Sam Glankoff (1894-1982) 20th Century American ModernistSkip to content
“Glankoff’s greatest contribution to contemporary art is that of creating and perfecting an art-making procedure that, while based on printmaking, can fairly safely be considered a new technique....”
- JEFFREY WECHSLER
PAINTINGS ON PAPER
When Glankoff was asked to describe his process, he stated that he was...“using a printing method to make a painting.”
In the 1970s Sam Glankoff conceived an original format of transfer painting that has come to be described as “print-painting” - an elaborate process whereby he painted directly on multiple wood templates and transferred layers of color to Japanese paper panels by hand to create unique works of art. Tremendous color saturation of individual hues were achieved by multiple inkings and translucent overlays.
The “print-painting” process was devised by Glankoff, not only to create such effects, but also to permit the entire process, from beginning to end, to be carried out by the artist, without any assistance.
Today “print-painting” has been recognized as a unique development in the history of 20th century works on paper.

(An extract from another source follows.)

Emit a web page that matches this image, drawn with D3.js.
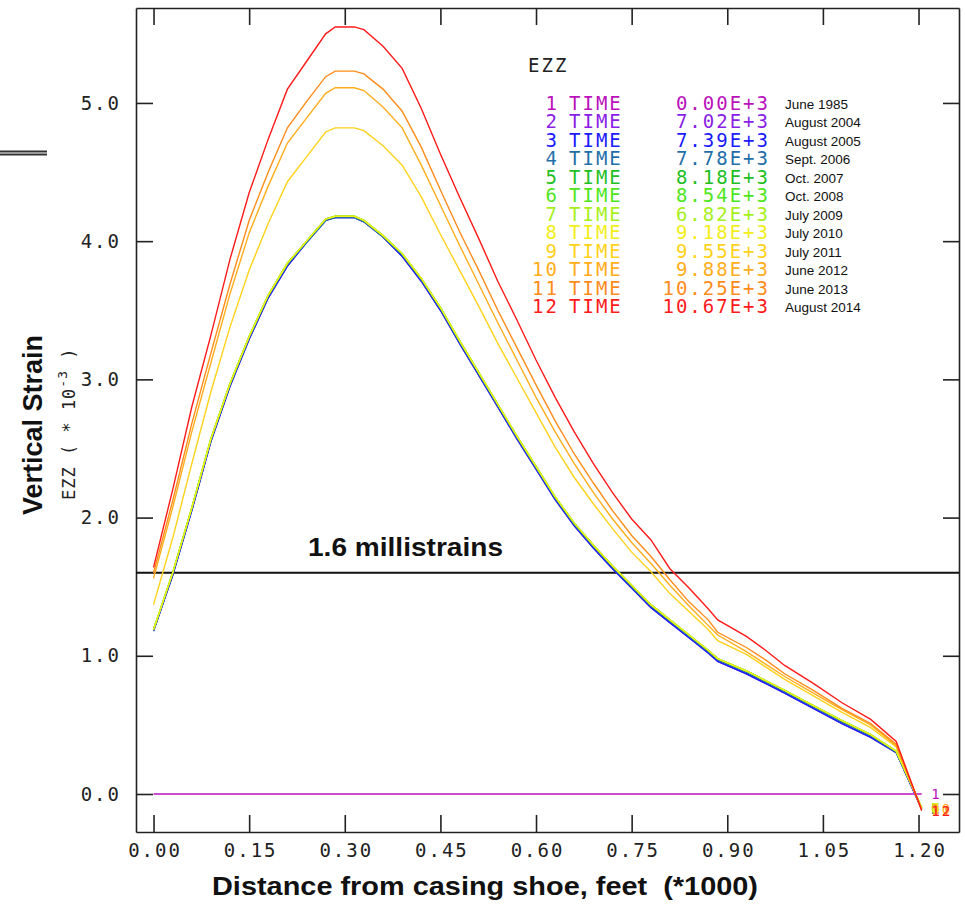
<!DOCTYPE html>
<html>
<head>
<meta charset="utf-8">
<script src="https://cdn.jsdelivr.net/npm/d3@7"></script>
<style>
  body { margin: 0; background: #fff; }
  svg { display: block; }
</style>
</head>
<body>
<div class="canvas"></div>
<script>
// Distance from casing shoe (*1000 ft)
const distance = [0, 0.03, 0.06, 0.09, 0.12, 0.15, 0.18, 0.21, 0.24, 0.27, 0.285, 0.315, 0.33, 0.36, 0.39, 0.42, 0.45, 0.48, 0.51, 0.54,
  0.57, 0.60, 0.63, 0.66, 0.69, 0.72, 0.75, 0.78, 0.81, 0.84, 0.87, 0.885, 0.93, 0.96, 0.99, 1.035, 1.08, 1.125, 1.165, 1.205]

// Vertical strain EZZ (*10^-3), one array per time step
const ezz1 = [0, 0, 0, 0, 0, 0, 0, 0, 0, 0, 0, 0, 0, 0, 0, 0, 0, 0, 0, 0,
  0, 0, 0, 0, 0, 0, 0, 0, 0, 0, 0, 0, 0, 0, 0, 0, 0, 0, 0, 0]
const ezz2 = [1.18, 1.58, 2.05, 2.55, 2.95, 3.29, 3.59, 3.82, 3.99, 4.15, 4.17, 4.17, 4.14, 4.03, 3.89, 3.71, 3.50, 3.26, 3.03, 2.80,
  2.57, 2.35, 2.13, 1.94, 1.78, 1.63, 1.49, 1.35, 1.24, 1.13, 1.02, 0.96, 0.87, 0.80, 0.73, 0.62, 0.51, 0.41, 0.30, -0.11]
const ezz3 = ezz2
const ezz4 = [1.18, 1.59, 2.06, 2.56, 2.96, 3.30, 3.60, 3.83, 3.99, 4.15, 4.17, 4.17, 4.14, 4.03, 3.90, 3.72, 3.51, 3.27, 3.04, 2.81,
  2.58, 2.36, 2.14, 1.95, 1.79, 1.64, 1.50, 1.36, 1.25, 1.14, 1.03, 0.97, 0.88, 0.81, 0.74, 0.63, 0.52, 0.42, 0.30, -0.10]
const ezz5 = [1.19, 1.60, 2.07, 2.57, 2.97, 3.31, 3.61, 3.84, 4.00, 4.16, 4.18, 4.18, 4.15, 4.04, 3.91, 3.73, 3.52, 3.28, 3.05, 2.82,
  2.59, 2.37, 2.15, 1.96, 1.80, 1.65, 1.51, 1.37, 1.26, 1.15, 1.04, 0.98, 0.89, 0.82, 0.75, 0.64, 0.53, 0.43, 0.31, -0.10]
const ezz6 = ezz5
const ezz7 = ezz5
const ezz8 = ezz5
const ezz9 = [1.37, 1.85, 2.39, 2.91, 3.38, 3.79, 4.13, 4.43, 4.61, 4.79, 4.82, 4.82, 4.80, 4.69, 4.55, 4.32, 4.05, 3.79, 3.53, 3.26,
  3.01, 2.76, 2.51, 2.29, 2.10, 1.92, 1.75, 1.61, 1.45, 1.32, 1.19, 1.11, 1.01, 0.92, 0.83, 0.71, 0.59, 0.48, 0.34, -0.11]
const ezz10 = [1.56, 2.07, 2.62, 3.12, 3.62, 4.06, 4.40, 4.71, 4.89, 5.07, 5.11, 5.11, 5.09, 4.97, 4.82, 4.55, 4.26, 3.97, 3.69, 3.41,
  3.14, 2.87, 2.62, 2.39, 2.18, 1.99, 1.82, 1.67, 1.51, 1.36, 1.22, 1.15, 1.03, 0.94, 0.85, 0.73, 0.61, 0.50, 0.35, -0.11]
const ezz11 = [1.60, 2.12, 2.68, 3.19, 3.69, 4.15, 4.50, 4.82, 5.01, 5.19, 5.23, 5.23, 5.21, 5.10, 4.94, 4.68, 4.37, 4.07, 3.79, 3.50,
  3.23, 2.96, 2.70, 2.46, 2.25, 2.05, 1.87, 1.72, 1.55, 1.39, 1.26, 1.17, 1.06, 0.97, 0.87, 0.75, 0.62, 0.51, 0.36, -0.12]
const ezz12 = [1.64, 2.20, 2.80, 3.32, 3.87, 4.35, 4.74, 5.10, 5.30, 5.50, 5.55, 5.55, 5.53, 5.41, 5.25, 4.96, 4.63, 4.32, 4.02, 3.71,
  3.43, 3.14, 2.87, 2.62, 2.39, 2.18, 1.99, 1.84, 1.63, 1.49, 1.34, 1.26, 1.14, 1.04, 0.93, 0.80, 0.66, 0.54, 0.38, -0.12]

const stepNumbers = ['1', '2', '3', '4', '5', '6', '7', '8', '9', '10', '11', '12']
const stepTimes = ['0.00E+3', '7.02E+3', '7.39E+3', '7.78E+3', '8.18E+3', '8.54E+3', '6.82E+3', '9.18E+3', '9.55E+3', '9.88E+3', '10.25E+3', '10.67E+3']
const stepDates = ['June 1985', 'August 2004', 'August 2005', 'Sept. 2006', 'Oct. 2007', 'Oct. 2008', 'July 2009', 'July 2010', 'July 2011', 'June 2012', 'June 2013', 'August 2014']
const stepColors = ['#bb11bb', '#8a1ee6', '#1a1aff', '#1f6fa8', '#1fbf1f', '#4ee61a', '#a6f01a', '#f2ee1a', '#ffd21a', '#ffad1a', '#ff8c1a', '#ff1a1a']
const series = [ezz1, ezz2, ezz3, ezz4, ezz5, ezz6, ezz7, ezz8, ezz9, ezz10, ezz11, ezz12]

const xTicks = [0, 0.15, 0.30, 0.45, 0.60, 0.75, 0.90, 1.05, 1.20]
const yTicks = [0, 1, 2, 3, 4, 5]
const threshold = 1.6

const mono = '"DejaVu Sans Mono", monospace'
const sans = 'Arial, "Liberation Sans", sans-serif'

const svg = d3.select('.canvas')
  .append('svg')
  .attr('width', 965)
  .attr('height', 904)

// Plot box
const box = { left: 136, right: 959, top: 8, bottom: 832 }

const x = d3.scaleLinear()
  .domain([-0.0275, 1.2635])
  .range([box.left, box.right])

const y = d3.scaleLinear()
  .domain([-0.275, 5.687])
  .range([box.bottom, box.top])

// Axes on all four sides, ticks pointing inward
const styleAxis = g => {
  g.selectAll('path, line').attr('stroke', '#222').attr('stroke-width', 1.6)
  g.selectAll('text')
    .attr('fill', '#222')
    .style('font-family', mono)
    .style('font-size', '19px')
    .style('letter-spacing', '2px')
}

svg.append('g')
  .attr('transform', `translate(0, ${box.bottom})`)
  .call(d3.axisBottom(x).tickValues(xTicks).tickSize(-17).tickSizeOuter(0).tickPadding(12).tickFormat(d3.format('.2f')))
  .call(styleAxis)
  .call(g => g.selectAll('text').attr('dx', '1px'))

svg.append('g')
  .attr('transform', `translate(${box.left}, 0)`)
  .call(d3.axisLeft(y).tickValues(yTicks).tickSize(-17).tickSizeOuter(0).tickPadding(15).tickFormat(d3.format('.1f')))
  .call(styleAxis)

svg.append('g')
  .attr('transform', `translate(0, ${box.top})`)
  .call(d3.axisTop(x).tickValues(xTicks).tickSize(-17).tickSizeOuter(0).tickFormat(''))
  .call(styleAxis)

svg.append('g')
  .attr('transform', `translate(${box.right}, 0)`)
  .call(d3.axisRight(y).tickValues(yTicks).tickSize(-16).tickSizeOuter(0).tickFormat(''))
  .call(styleAxis)

// 1.6 millistrain reference line
svg.append('line')
  .attr('x1', box.left).attr('x2', box.right)
  .attr('y1', y(threshold)).attr('y2', y(threshold))
  .attr('stroke', '#111')
  .attr('stroke-width', 2)

svg.append('text')
  .attr('x', 308).attr('y', 556)
  .attr('textLength', 195)
  .attr('lengthAdjust', 'spacingAndGlyphs')
  .style('font-family', sans).style('font-weight', 'bold').style('font-size', '26px')
  .attr('fill', '#111')
  .text('1.6 millistrains')

// Curves
const line = d3.line()
  .x((d, i) => x(distance[i]))
  .y(d => y(d))

svg.append('g')
  .selectAll('path')
  .data(series)
  .enter()
  .append('path')
  .attr('d', d => line(d))
  .attr('fill', 'none')
  .attr('stroke', (d, i) => stepColors[i])
  .attr('stroke-width', 1.4)

// curve end labels piled up past 1.20
svg.append('g')
  .selectAll('text')
  .data(series)
  .enter()
  .append('text')
  .attr('x', x(1.22))
  .attr('y', d => y(d[d.length - 1]) + 5)
  .attr('fill', (d, i) => stepColors[i])
  .style('font-family', mono).style('font-size', '14px').style('letter-spacing', '2px')
  .text((d, i) => stepNumbers[i])

// Legend
svg.append('text')
  .attr('x', 528).attr('y', 72)
  .attr('fill', '#222')
  .style('font-family', mono).style('font-size', '19px').style('letter-spacing', '2px')
  .text('EZZ')

const rows = svg.append('g')
  .selectAll('g')
  .data(stepNumbers)
  .enter()
  .append('g')
  .attr('transform', (d, i) => `translate(0, ${109.5 + i * 18.5})`)

const monoRow = sel => sel
  .style('font-family', mono).style('font-size', '19px').style('letter-spacing', '2px')
  .attr('fill', (d, i) => stepColors[i])

rows.append('text').attr('x', 559).attr('text-anchor', 'end').call(monoRow).text(d => d)
rows.append('text').attr('x', 569).call(monoRow).text('TIME')
rows.append('text').attr('x', 770).attr('text-anchor', 'end').call(monoRow).text((d, i) => stepTimes[i])
rows.append('text')
  .attr('x', 785).attr('y', -1)
  .attr('fill', '#111')
  .style('font-family', sans).style('font-size', '13.5px')
  .text((d, i) => stepDates[i])

// Axis titles
svg.append('text')
  .attr('x', 212).attr('y', 895)
  .attr('textLength', 546)
  .attr('lengthAdjust', 'spacingAndGlyphs')
  .attr('fill', '#111')
  .style('font-family', sans).style('font-weight', 'bold').style('font-size', '26px')
  .style('white-space', 'pre')
  .text('Distance from casing shoe, feet  (*1000)')

svg.append('text')
  .attr('transform', 'translate(42, 425) rotate(-90)')
  .attr('text-anchor', 'middle')
  .attr('fill', '#111')
  .style('font-family', sans).style('font-weight', 'bold').style('font-size', '27px')
  .text('Vertical Strain')

const sub = svg.append('text')
  .attr('transform', 'translate(75, 500) rotate(-90)')
  .attr('fill', '#222')
  .style('font-family', mono).style('font-size', '17px').style('letter-spacing', '1px')
  .style('white-space', 'pre')
sub.append('tspan').text('EZZ ( * 10')
sub.append('tspan').attr('dy', -8).style('font-size', '13px').text('-3')
sub.append('tspan').attr('dy', 8).text(' )')

// stray double rule at the left edge
svg.append('g')
  .selectAll('line')
  .data([151.5, 154.5])
  .enter()
  .append('line')
  .attr('x1', 0).attr('x2', 47)
  .attr('y1', d => d).attr('y2', d => d)
  .attr('stroke', '#333')
  .attr('stroke-width', 2)
</script>
</body>
</html>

Over the next few pages, we would like to walk you through this process...
Glankoff produced preparatory drawings for each painting. A pencil grid, drawn through the colored pencil, pastel, gouache and ink images shows how Glankoff intended to proportionately scale up his designs. It was the studies that enabled him to achieve the spontaneity essential to his art.
Glankoff made color decisions at the beginning of the print-painting-making process by referring to color charts he himself had devised. The recipes on these charts called for water-soluble printer’s inks and casein colors - indicated on these charts by their chemical names - to be blended together.
Glankoff mixed his own colors and often achieved unique hues in his works by layering one transparent color over another. With the addition of glycerine, he was able to control the drying process and thus extend the color’s absorption into the Japanese paper panels as well as being able to last throughout the painting of multiple matrix boards.
“Through the alchemy of shapes and colors, Glankoff seeks to make the intangible visible.”
- AMEI WALLACH: ART CRITIC, 1981
In preparation for Glankoff to scale-up the images from his preparatory drawings he primed the surface of the 19″ x 24″ Masonite boards. On his drafting table, he then combined these boards to make two-, and four-panel pieces. When he chose to work on a larger scale, six- and eight-panel works, the artist used simple sticks to act as a scaffold underneath the boards to extend the surface of the table.
Using the grid on the preparatory drawing as reference, Glankoff draws a similar grid in charcoal on the Masonite boards. The transferred image is drawn in charcoal as well, and then painted in acrylic, serving as a permanent matrix. As you see here, Glankoff is in the process of painting the scaled-up image on a six-panel piece. Each board will then be numbered.
In the 1950s Glankoff carved abstract images into small wood blocks and used gesso, caulking and string to build up surface textures in small editioned collage monotypes.
“Glankoff’s work speaks to an inner spirituality as well as a technical mastery that are unique achievements in the history of art.”
- MARILYN KUSHNER
A NEW PROCESS
In 1970, when Glankoff developed his process of making larger unique works, he continued to incise image and surface details directly into plywood boards, painting the design in oil paint.
But by the mid 1970s, he abandoned woodcut techniques, plywood and oil paint altogether and used faster drying neutral color acrylic paints on Masonite exclusively for his permanent design matrix.
Glankoff re-used these boards repeatedly. In this image of a “circle” you can see residue of the layer of pink printer’s ink that has been absorbed into the surface of the acrylic matrix.